Run: gdb --args ser2net

When you get the gdb prompt, enter the "run" command.

When it crashes, it should stop immediately and you should get the gdb prompt again. At that point, enter the "bt" command.

Grab the output, then use "exit" to leave.

brucemiranda commented 3 years ago

I have compiled this myself. But without making any changes whatsoever. Just literally pulled the gits and compiled it. So now will try what you suggested.

cminyard commented 3 years ago

On Tue, Mar 16, 2021 at 12:18:06PM -0700, brucemiranda wrote:

I have compiled this myself. But without making any changes whatsoever. Just literally pulled the gits and compiled it. So now will try what you suggested.
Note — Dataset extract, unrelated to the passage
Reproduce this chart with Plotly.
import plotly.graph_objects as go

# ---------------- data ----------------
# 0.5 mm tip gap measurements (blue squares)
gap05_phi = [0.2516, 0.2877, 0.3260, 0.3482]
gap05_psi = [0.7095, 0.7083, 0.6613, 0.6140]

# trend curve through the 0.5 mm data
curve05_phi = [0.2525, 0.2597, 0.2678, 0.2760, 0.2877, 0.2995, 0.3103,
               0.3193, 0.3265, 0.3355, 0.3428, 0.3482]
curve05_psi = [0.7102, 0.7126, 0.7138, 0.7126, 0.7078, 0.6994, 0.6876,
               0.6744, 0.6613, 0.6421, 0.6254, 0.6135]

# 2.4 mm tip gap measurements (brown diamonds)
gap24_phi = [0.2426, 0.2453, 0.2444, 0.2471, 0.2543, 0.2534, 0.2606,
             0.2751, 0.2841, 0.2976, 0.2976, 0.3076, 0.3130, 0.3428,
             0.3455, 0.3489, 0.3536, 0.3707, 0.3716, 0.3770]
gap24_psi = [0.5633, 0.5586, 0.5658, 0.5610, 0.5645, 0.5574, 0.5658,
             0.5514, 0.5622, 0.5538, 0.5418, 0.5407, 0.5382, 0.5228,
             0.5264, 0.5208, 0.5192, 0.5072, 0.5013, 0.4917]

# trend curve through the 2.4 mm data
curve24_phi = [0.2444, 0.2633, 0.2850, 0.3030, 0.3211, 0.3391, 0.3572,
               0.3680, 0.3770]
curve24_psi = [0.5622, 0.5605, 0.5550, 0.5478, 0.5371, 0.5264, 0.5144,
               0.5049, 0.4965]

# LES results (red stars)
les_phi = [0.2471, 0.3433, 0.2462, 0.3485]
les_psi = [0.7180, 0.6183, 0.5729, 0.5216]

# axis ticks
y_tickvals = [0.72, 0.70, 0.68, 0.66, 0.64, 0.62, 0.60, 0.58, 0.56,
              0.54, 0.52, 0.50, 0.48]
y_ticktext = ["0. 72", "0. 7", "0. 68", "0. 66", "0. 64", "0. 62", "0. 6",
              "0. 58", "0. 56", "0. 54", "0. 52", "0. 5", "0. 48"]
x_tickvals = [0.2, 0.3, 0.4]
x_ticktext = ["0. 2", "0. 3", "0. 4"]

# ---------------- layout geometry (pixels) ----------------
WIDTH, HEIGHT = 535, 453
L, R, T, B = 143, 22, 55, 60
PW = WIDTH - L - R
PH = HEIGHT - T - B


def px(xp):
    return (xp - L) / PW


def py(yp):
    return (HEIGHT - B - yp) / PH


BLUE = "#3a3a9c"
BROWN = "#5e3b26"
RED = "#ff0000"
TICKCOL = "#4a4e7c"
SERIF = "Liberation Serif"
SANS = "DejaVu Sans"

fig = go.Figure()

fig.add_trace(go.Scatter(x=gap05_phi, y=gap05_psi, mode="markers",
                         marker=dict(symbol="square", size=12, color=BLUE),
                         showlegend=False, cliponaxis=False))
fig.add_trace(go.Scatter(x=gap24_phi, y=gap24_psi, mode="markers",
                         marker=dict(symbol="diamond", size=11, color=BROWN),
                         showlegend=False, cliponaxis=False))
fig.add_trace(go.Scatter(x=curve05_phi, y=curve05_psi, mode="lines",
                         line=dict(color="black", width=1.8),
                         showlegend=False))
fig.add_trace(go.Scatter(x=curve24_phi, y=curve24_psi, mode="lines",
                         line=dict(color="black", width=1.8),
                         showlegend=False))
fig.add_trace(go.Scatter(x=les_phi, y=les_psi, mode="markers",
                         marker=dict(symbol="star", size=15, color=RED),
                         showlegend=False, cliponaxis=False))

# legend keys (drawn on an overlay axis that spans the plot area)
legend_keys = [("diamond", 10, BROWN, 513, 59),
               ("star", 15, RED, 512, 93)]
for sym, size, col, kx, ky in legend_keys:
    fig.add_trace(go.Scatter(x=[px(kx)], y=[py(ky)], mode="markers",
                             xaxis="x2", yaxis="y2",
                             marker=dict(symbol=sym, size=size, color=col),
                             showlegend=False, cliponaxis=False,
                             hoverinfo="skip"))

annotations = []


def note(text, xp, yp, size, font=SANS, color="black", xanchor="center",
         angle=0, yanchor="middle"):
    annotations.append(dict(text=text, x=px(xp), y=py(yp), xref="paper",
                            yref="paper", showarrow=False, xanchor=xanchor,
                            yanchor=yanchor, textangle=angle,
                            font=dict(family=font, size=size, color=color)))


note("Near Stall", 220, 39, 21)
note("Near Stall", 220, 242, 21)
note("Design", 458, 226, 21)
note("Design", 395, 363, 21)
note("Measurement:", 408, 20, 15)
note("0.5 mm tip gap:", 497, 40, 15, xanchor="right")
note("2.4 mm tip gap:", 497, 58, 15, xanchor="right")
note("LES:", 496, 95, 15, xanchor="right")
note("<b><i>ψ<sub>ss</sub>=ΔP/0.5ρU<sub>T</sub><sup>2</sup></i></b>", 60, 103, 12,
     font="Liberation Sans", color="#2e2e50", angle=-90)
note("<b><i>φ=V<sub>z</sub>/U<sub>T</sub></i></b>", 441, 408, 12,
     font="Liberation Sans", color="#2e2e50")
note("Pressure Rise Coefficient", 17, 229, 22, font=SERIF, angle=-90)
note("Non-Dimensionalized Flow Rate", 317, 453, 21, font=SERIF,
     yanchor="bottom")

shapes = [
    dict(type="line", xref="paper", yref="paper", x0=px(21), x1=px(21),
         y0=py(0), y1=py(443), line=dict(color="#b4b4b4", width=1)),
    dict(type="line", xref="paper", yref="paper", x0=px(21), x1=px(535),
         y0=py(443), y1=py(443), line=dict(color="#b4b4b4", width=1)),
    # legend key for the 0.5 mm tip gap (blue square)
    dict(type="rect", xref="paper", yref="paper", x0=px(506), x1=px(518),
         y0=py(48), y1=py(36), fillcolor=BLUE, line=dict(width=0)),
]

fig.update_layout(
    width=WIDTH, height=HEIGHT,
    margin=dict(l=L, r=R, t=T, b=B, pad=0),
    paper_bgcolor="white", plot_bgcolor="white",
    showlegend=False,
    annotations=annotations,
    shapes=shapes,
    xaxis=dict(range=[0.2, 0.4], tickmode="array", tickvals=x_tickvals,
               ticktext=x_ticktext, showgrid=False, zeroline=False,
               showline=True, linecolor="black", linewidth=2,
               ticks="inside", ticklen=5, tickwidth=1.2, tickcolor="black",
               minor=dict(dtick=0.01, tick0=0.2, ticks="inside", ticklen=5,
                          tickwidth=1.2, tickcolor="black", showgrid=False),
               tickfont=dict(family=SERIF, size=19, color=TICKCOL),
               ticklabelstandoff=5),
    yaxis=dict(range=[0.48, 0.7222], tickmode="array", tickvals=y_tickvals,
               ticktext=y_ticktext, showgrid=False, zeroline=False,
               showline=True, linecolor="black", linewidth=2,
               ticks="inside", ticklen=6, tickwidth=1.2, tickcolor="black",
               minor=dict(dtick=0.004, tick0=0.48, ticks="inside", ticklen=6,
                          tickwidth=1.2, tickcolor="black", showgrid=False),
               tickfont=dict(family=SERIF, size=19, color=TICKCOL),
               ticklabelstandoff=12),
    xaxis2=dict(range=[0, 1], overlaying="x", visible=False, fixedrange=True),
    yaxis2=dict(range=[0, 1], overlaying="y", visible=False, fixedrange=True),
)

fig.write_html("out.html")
Oh, if you are on the master branch of gensio. there may be issues. In fact I just pushed a change that might fix it. If you are using the 4.3.3 tag it should be ok.

-corey

brucemiranda commented 3 years ago

Unless there is a distro for Ubuntu 18.04.5 LTS somewhere I can try?
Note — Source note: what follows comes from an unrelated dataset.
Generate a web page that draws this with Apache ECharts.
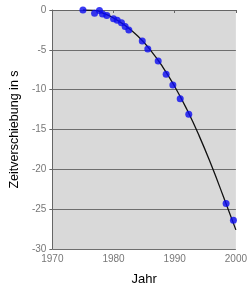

brucemiranda commented 3 years ago

Pulled the latest versions of gensio and recompiled it. ser2net was already up to date. Did what you said. Now if I start ser2net on one window and try to access the port from another window I get the following.

Program received signal SIGUSR1, User defined signal 1.
__pthread_kill (threadid=<optimised out>, signo=10) at ../sysdeps/unix/sysv/linux/pthread_kill.c:57
57      ../sysdeps/unix/sysv/linux/pthread_kill.c: No such file or directory.

And the backtrace gives me

#0  __pthread_kill (threadid=<optimised out>, signo=10) at ../sysdeps/unix/sysv/linux/pthread_kill.c:57
#1  0x00007ffff7997630 in i_wake_sel_thread () from /usr/local/lib/libgensio.so.0
#2  0x00007ffff79976c6 in wake_timer_sel_thread () from /usr/local/lib/libgensio.so.0
#3  0x00007ffff799897e in sel_start_timer () from /usr/local/lib/libgensio.so.0
#4  0x00007ffff799b1da in gensio_unix_start_timer_abs () from /usr/local/lib/libgensio.so.0
#5  0x000055555555cdd5 in handle_dev_read (buflen=<optimised out>, buf=<optimised out>, err=<optimised out>, port=0x55555578fd60) at dataxfer.c:344
#6  handle_dev_event (io=<optimised out>, user_data=0x55555578fd60, event=<optimised out>, err=<optimised out>, buf=<optimised out>, buflen=0x7fffffffdee0,
    auxdata=0x0) at dataxfer.c:377
#7  0x00007ffff7958b7c in gensio_cb () from /usr/local/lib/libgensio.so.0
#8  0x00007ffff794f4b4 in basen_read_data_handler () from /usr/local/lib/libgensio.so.0
#9  0x00007ffff794ec5b in filter_ll_write () from /usr/local/lib/libgensio.so.0
#10 0x00007ffff7950fb0 in basen_ll_read () from /usr/local/lib/libgensio.so.0
#11 0x00007ffff795140c in gensio_ll_base_cb () from /usr/local/lib/libgensio.so.0
#12 0x00007ffff7952cd2 in gensio_fd_ll_callback () from /usr/local/lib/libgensio.so.0
#13 0x00007ffff7952ddf in fd_deliver_read_data () from /usr/local/lib/libgensio.so.0
#14 0x00007ffff795342e in fd_handle_incoming () from /usr/local/lib/libgensio.so.0
#15 0x00007ffff79535ef in gensio_fd_ll_handle_incoming () from /usr/local/lib/libgensio.so.0
#16 0x00007ffff798bdf4 in sterm_read_ready () from /usr/local/lib/libgensio.so.0
#17 0x00007ffff7953681 in fd_read_ready () from /usr/local/lib/libgensio.so.0
#18 0x00007ffff799abe8 in iod_read_handler () from /usr/local/lib/libgensio.so.0
#19 0x00007ffff7999141 in handle_selector_call () from /usr/local/lib/libgensio.so.0
#20 0x00007ffff79998bb in process_fds_epoll () from /usr/local/lib/libgensio.so.0
#21 0x00007ffff7999beb in sel_select_intr_sigmask () from /usr/local/lib/libgensio.so.0
#22 0x00007ffff7999d80 in sel_select () from /usr/local/lib/libgensio.so.0
#23 0x0000555555561dbf in op_loop (dummy=<optimised out>) at ser2net.c:460
#24 0x00005555555596d3 in main (argc=<optimised out>, argv=<optimised out>) at ser2net.c:1024
cminyard commented 3 years ago

On Tue, Mar 16, 2021 at 01:03:50PM -0700, brucemiranda wrote:

Unless there is a distro for Ubuntu 18.04.5 LTS somewhere I can try?

Trying it from a checkout is the best, you get more accurate debug information if you turn off optimizations.

brucemiranda commented 3 years ago

OK just realised that I hadn't recompiled gensio after the git pull. Did that now and things seem better. i.e. Read and Write is working for the moment.

brucemiranda commented 3 years ago

I am going to close this issue. I think the fix you made to gensio has fixed the issue. Thank you for this fine product and make it freely available.